Cardew established the Scratch Orchestra from professionals and amateurs and their families. Its ranks included Cardew himself, John Tilbury, Howard Skempton and Gavin Bryars.

The Great Learning is one of the four classics of Confucianism. The first chapter is said to have been written by Confucius himself. It is in seven 'Paragraphs' and these supply the structure for a heptameron of which only two elements are represented here. Paragraphs 2 and 7 in their entirety each last an hour. This disc offers about a third of each work.

The Second Paragraph is a rapid, rhythmic piece in which Ligetian vocal chatter reacts with the ragged raging ostinato of African tomtom-style drums. That chattering vocal effect is prefigured in Holst's Hymn of Jesus and even earlier in Tallis's 40-part Spem in Alium. As the voices gradually fall away the rhythmic drumming becomes less ragged and more sharply focused. The Seventh Paragraph is a study in vocalism and bell decay harmonics - a deconstructed Full Fathom Five from RVW's three Shakespeare settings. It has a steady liturgical swell and swing.

Bedford sets two love poems by American poet Kenneth Patchen: O now the drenched land wakes and The great birds. The words are printed in the booklet. These two pieces are quite brief. Equatorially luxuriant with detail and episode by comparison with the Cardew, the singing resembles the same composer's Star Clusters, Nebulae and Places in Devon; melodic yet with an openness to using the entire palette of vocal effects.

The Hamburg Bedford recording sounds very clear. Perhaps it is the nature of the music. The Cardew has a more distanced remote spatial concert-hall quality. No attempt was made, back in those bosky days, to make of this the sort of drums-spectacular we get in the Shchedrin Carmen ballet.
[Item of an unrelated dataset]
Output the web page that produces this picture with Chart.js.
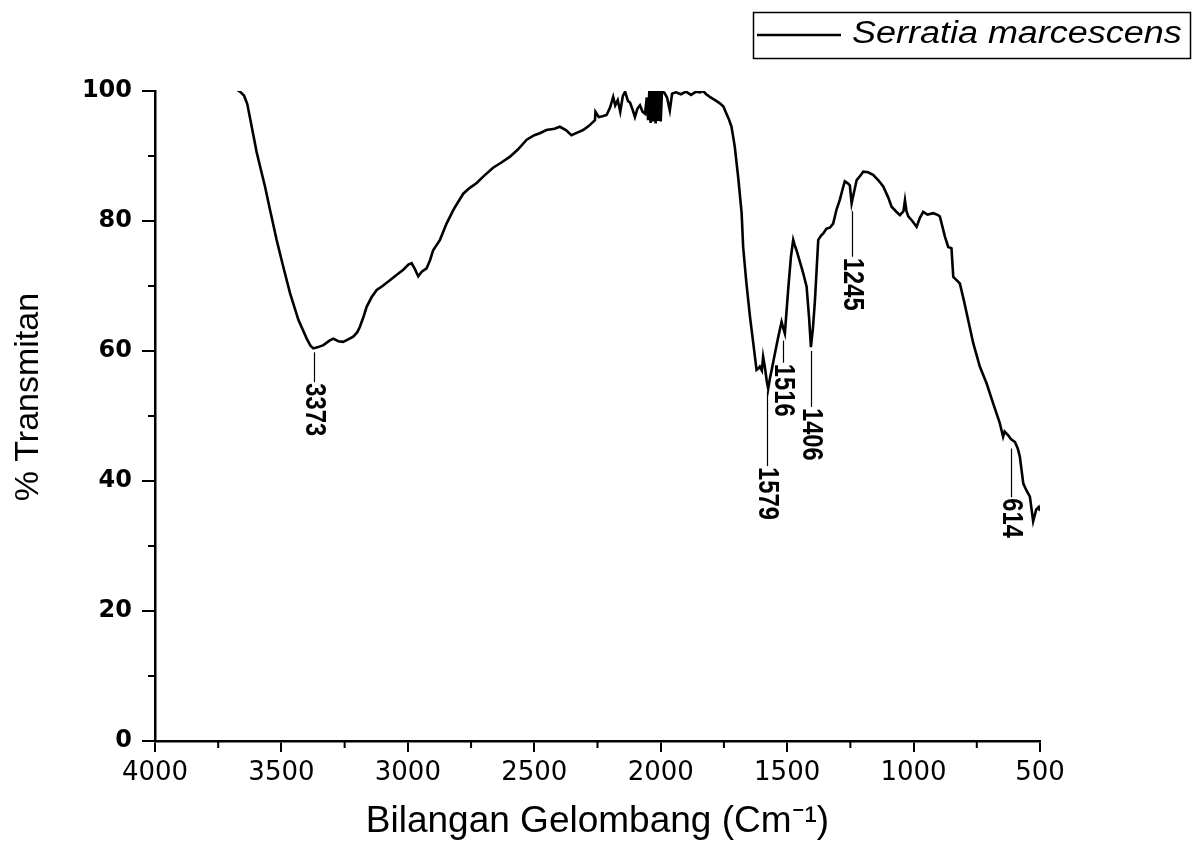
<!DOCTYPE html>
<html>
<head>
<meta charset="utf-8">
<script src="https://cdn.jsdelivr.net/npm/chart.js@4.4.1/dist/chart.umd.min.js"></script>
<style>
  html, body { margin: 0; padding: 0; background: #fff; }
  #wrap { width: 1195px; height: 844px; }
</style>
</head>
<body>
<div id="wrap"><canvas id="ftir" width="1195" height="844"></canvas></div>
<script>
// wavenumber (cm-1) and % transmittance
var wavenumber = [3676, 3664, 3648, 3635, 3624, 3610, 3598, 3580, 3565, 3545, 3519, 3493, 3466, 3433, 3400, 3385, 3374, 3355, 3334, 3310,
  3295, 3275, 3256, 3236, 3216, 3200, 3190, 3175, 3163, 3143, 3123, 3100, 3071, 3045, 3018, 2998, 2985, 2972, 2959, 2945,
  2926, 2912, 2900, 2873, 2847, 2820, 2800, 2781, 2755, 2729, 2700, 2663, 2630, 2596, 2565, 2530, 2500, 2478, 2452, 2420,
  2399, 2375, 2353, 2330, 2307, 2285, 2260, 2258, 2245, 2230, 2214, 2200, 2188, 2180, 2170, 2160, 2150, 2141, 2130, 2121,
  2110, 2102, 2092, 2082, 2072, 2062, 2055, 2050, 2045, 2040, 2035, 2030, 2025, 2020, 2015, 2010, 2005, 2000, 1995, 1985,
  1975, 1964, 1955, 1940, 1920, 1900, 1880, 1860, 1845, 1832, 1820, 1806, 1785, 1766, 1752, 1740, 1730, 1720, 1707, 1693,
  1680, 1674, 1661, 1647, 1634, 1621, 1614, 1608, 1600, 1595, 1588, 1581, 1575, 1568, 1561, 1548, 1535, 1522, 1516, 1509,
  1496, 1485, 1476, 1470, 1463, 1450, 1436, 1423, 1413, 1406, 1398, 1390, 1377, 1365, 1357, 1345, 1330, 1318, 1305, 1292,
  1280, 1272, 1260, 1252, 1245, 1238, 1225, 1210, 1199, 1180, 1160, 1140, 1120, 1100, 1087, 1070, 1054, 1040, 1034, 1028,
  1021, 1005, 988, 975, 962, 945, 922, 903, 896, 876, 863, 850, 843, 830, 817, 800, 790, 764, 738, 711,
  685, 659, 646, 640, 625, 614, 599, 588, 580, 566, 553, 540, 527, 515, 505, 500];
var transmitan = [100.2, 99.9, 99.3, 98.0, 95.8, 93.0, 90.6, 87.7, 85.3, 81.7, 77.1, 73.0, 68.9, 64.8, 61.9, 60.8, 60.4, 60.6, 60.9, 61.6,
  61.9, 61.5, 61.4, 61.8, 62.2, 62.9, 63.7, 65.3, 66.8, 68.3, 69.4, 70.0, 70.9, 71.7, 72.5, 73.3, 73.5, 72.6, 71.5, 72.2,
  72.7, 74.0, 75.5, 77.1, 79.6, 81.7, 83.0, 84.2, 85.1, 85.8, 86.9, 88.2, 89.0, 89.9, 91.0, 92.5, 93.2, 93.5, 94.0, 94.2,
  94.5, 94.0, 93.2, 93.6, 94.0, 94.6, 95.5, 96.8, 96.0, 96.1, 96.3, 97.5, 99.1, 97.8, 98.6, 96.8, 99.2, 99.9, 98.5, 98.2,
  97.0, 96.0, 97.3, 97.8, 96.8, 96.5, 99.0, 95.5, 100, 95.1, 100, 95.3, 100, 95.0, 100, 95.4, 100, 95.3, 100, 99.7,
  99.0, 97.0, 99.6, 99.8, 99.5, 99.9, 99.4, 99.9, 99.8, 100, 99.5, 99.1, 98.6, 98.1, 97.6, 96.5, 95.6, 94.5, 91.4, 86.5,
  81.2, 76.0, 70.4, 65.3, 61.2, 57.1, 57.3, 57.6, 57.0, 59.1, 57.5, 55.5, 54.2, 55.8, 57.1, 59.7, 62.2, 64.5, 63.6, 62.7,
  69.4, 74.5, 77.1, 76.3, 75.5, 73.8, 71.9, 69.9, 65.0, 60.6, 63.5, 67.8, 77.1, 77.8, 78.1, 78.8, 79.0, 79.6, 81.7, 83.2,
  85.0, 86.1, 85.8, 85.5, 82.7, 84.0, 86.3, 87.0, 87.6, 87.5, 87.1, 86.3, 85.3, 83.6, 82.2, 81.5, 80.9, 81.5, 83.2, 81.5,
  80.7, 80.0, 79.1, 80.5, 81.4, 81.0, 81.2, 80.9, 80.7, 77.6, 76.0, 75.8, 71.4, 70.9, 70.4, 67.6, 65.8, 61.2, 57.6, 55.0,
  51.9, 48.9, 46.8, 47.6, 47.0, 46.4, 46.0, 45.0, 43.8, 39.6, 38.5, 37.6, 33.8, 35.6, 36.0, 35.4];

// peak labels: wavenumber, where the leader starts (on curve) and ends (% T)
var peakWn = [3373, 1579, 1516, 1406, 1245, 614];
var peakFrom = [59.8, 53.8, 61.6, 60.0, 81.5, 45.0];
var peakTo = [55.2, 42.3, 58.2, 51.4, 74.5, 37.5];

var xTicks = [4000, 3500, 3000, 2500, 2000, 1500, 1000, 500];
var xMinor = [3750, 3250, 2750, 2250, 1750, 1250, 750];
var yTicks = [0, 20, 40, 60, 80, 100];
var yMinor = [10, 30, 50, 70, 90];

var seriesName = 'Serratia marcescens';

var points = [];
for (var i = 0; i < wavenumber.length; i++) {
  points.push({ x: wavenumber[i], y: transmitan[i] });
}

// minor ticks, peak labels and the boxed legend
var extras = {
  id: 'extras',
  afterDraw: function (chart) {
    var ctx = chart.ctx;
    var xs = chart.scales.x, ys = chart.scales.y;
    var area = chart.chartArea;
    ctx.save();
    ctx.strokeStyle = '#000';
    ctx.lineWidth = 2;
    ctx.beginPath();
    xMinor.forEach(function (v) {
      var px = xs.getPixelForValue(v);
      ctx.moveTo(px, area.bottom);
      ctx.lineTo(px, area.bottom + 7);
    });
    yMinor.forEach(function (v) {
      var py = ys.getPixelForValue(v);
      ctx.moveTo(area.left, py);
      ctx.lineTo(area.left - 7, py);
    });
    ctx.stroke();

    // peak leaders
    ctx.lineWidth = 1.2;
    ctx.fillStyle = '#000';
    ctx.font = 'bold 29px "Liberation Sans", Arial, sans-serif';
    for (var k = 0; k < peakWn.length; k++) {
      var px = Math.round(xs.getPixelForValue(peakWn[k])) + 0.5;
      var y1 = ys.getPixelForValue(peakFrom[k]);
      var y2 = ys.getPixelForValue(peakTo[k]);
      ctx.beginPath();
      ctx.moveTo(px, y1);
      ctx.lineTo(px, y2);
      ctx.stroke();
      ctx.save();
      ctx.translate(px, y2 + 1);
      ctx.rotate(Math.PI / 2);
      ctx.scale(0.82, 1);
      ctx.textAlign = 'left';
      ctx.textBaseline = 'middle';
      ctx.fillText(String(peakWn[k]), 0, 1);
      ctx.restore();
    }

    // legend box
    ctx.lineWidth = 1.5;
    ctx.strokeRect(753.5, 12.5, 437, 46);
    ctx.lineWidth = 2.5;
    ctx.beginPath();
    ctx.moveTo(757, 35);
    ctx.lineTo(841, 35);
    ctx.stroke();
    ctx.save();
    ctx.translate(852, 43);
    ctx.scale(1.16, 1);
    ctx.font = 'italic 31px "Liberation Sans", Arial, sans-serif';
    ctx.textAlign = 'left';
    ctx.textBaseline = 'alphabetic';
    ctx.fillText(seriesName, 0, 0);
    ctx.restore();
    ctx.restore();
  }
};

var chart = new Chart(document.getElementById('ftir'), {
  type: 'line',
  data: {
    datasets: [{
      label: seriesName,
      data: points,
      borderColor: '#000',
      borderWidth: 2.6,
      pointRadius: 0,
      tension: 0,
      fill: false
    }]
  },
  options: {
    responsive: false,
    animation: false,
    layout: { padding: { left: 0, right: 155, top: 91, bottom: 0 } },
    plugins: {
      legend: { display: false },
      tooltip: { enabled: false }
    },
    scales: {
      x: {
        type: 'linear',
        reverse: true,
        min: 500,
        max: 4000,
        afterFit: function (s) { s.height = 103; },
        afterBuildTicks: function (s) { s.ticks = xTicks.map(function (v) { return { value: v }; }); },
        grid: { drawOnChartArea: false, drawTicks: true, tickLength: 11, color: '#000', lineWidth: 2 },
        border: { display: true, color: '#000', width: 2.5 },
        ticks: { color: '#000', padding: 6, maxRotation: 0, autoSkip: false,
          callback: function (v) { return String(v); },
          font: { family: '"DejaVu Sans", sans-serif', size: 26 } },
        title: { display: true, text: 'Bilangan Gelombang (Cm\u207B\u00B9)', color: '#000',
          padding: { top: 0, bottom: 0 },
          font: { family: '"Liberation Sans", Arial, sans-serif', size: 37 } }
      },
      y: {
        min: 0,
        max: 100,
        afterFit: function (s) { s.width = 155; },
        afterBuildTicks: function (s) { s.ticks = yTicks.map(function (v) { return { value: v }; }); },
        grid: { drawOnChartArea: false, drawTicks: true, tickLength: 13, color: '#000', lineWidth: 2 },
        border: { display: true, color: '#000', width: 2.5 },
        ticks: { color: '#000', padding: 10,
          font: { family: '"DejaVu Sans", sans-serif', size: 24, weight: 'bold' } },
        title: { display: true, text: '    % Transmitan', color: '#000',
          padding: { top: 8, bottom: 0 },
          font: { family: '"Liberation Sans", Arial, sans-serif', size: 34 } }
      }
    }
  },
  plugins: [extras]
});
</script>
</body>
</html>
Of the two composers' works I prefer the Cardew especially Paragraph Seven which shows contemplative minimalist sympathies close to those of two of Cardew’s teachers: Cage and Stockhausen. Desperately unfashionable voices now; perhaps the axis of the musical world will move again. Whether it will ever move far enough to deliver a complete Cardew Paragraph or the whole of The Great Learning remains to be seen.